Actually, my only complaint had nothing to do with the icicles themselves: I’ve just started wearing glasses again for distance after more than twenty-five years without them (thanks Lasik!) and my lenses kept fogging up, thanks to my muffler and the cold, so I had to keep stopping to wipe them off. (Nothing the organizers could have done about that one, though…)
The website suggested wearing boots, and dressing warm–both of which, I did, and recommend.
I also suggest planning your trip after checking the arrival and departure times of the trains you plan to take. The Express LaView doesn’t normally stop in Ashigakubo, but a few of them do when the icicles are on display–and being able to take the express instead of local trains cut a significant amount of time off the trip (and only added a few dollars/few hundred yen to the total cost).

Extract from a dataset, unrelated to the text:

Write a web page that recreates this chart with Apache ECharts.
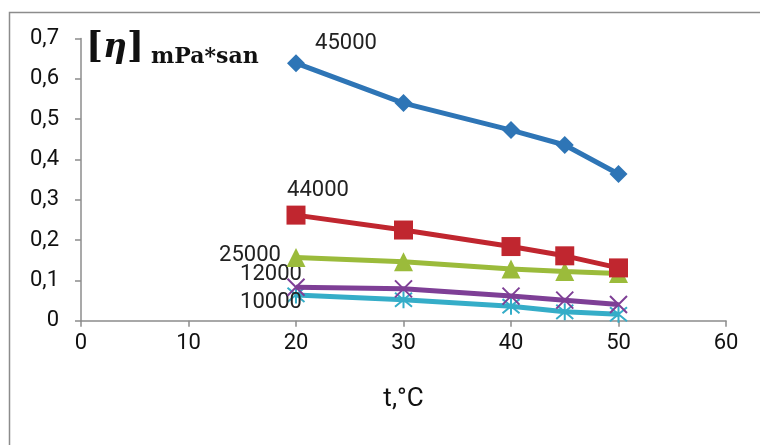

The trail curls down along the river, between a pair of hills.
From there, it climbs another hill, toward an overlook where you can see the whole display.
If you stand in one place for a minute or two, you can see the colors cycle through the entire “year”–from the pink of spring, to summer green, autumn red, and winter blue.
From the top of the overlook (where they serve hot tea and amazake in the daytime, but not at night) you return down a different path that leads back to the entrance, and then doubles back along the trail to the station. (The two sides of the trail to the station are divided, so people don’t crash into one another in the dark.)
All in all, I was thoroughly pleased with the trip–I love ice, and illuminations, so I’d expected to enjoy it, but it’s always nice when an adventure meets (or in this case, exceeds) expectations.
According to the organizers, the icicles this year (2022) are the best they’ve had since the event began in 2014, so although it took me more years than I planned to get there, it looks like I ended up going at the right time after all.
What do you think: are you up for an adventure on a winter night? Or are you happier seeing the icy sights from the warmth of your home and computer screen?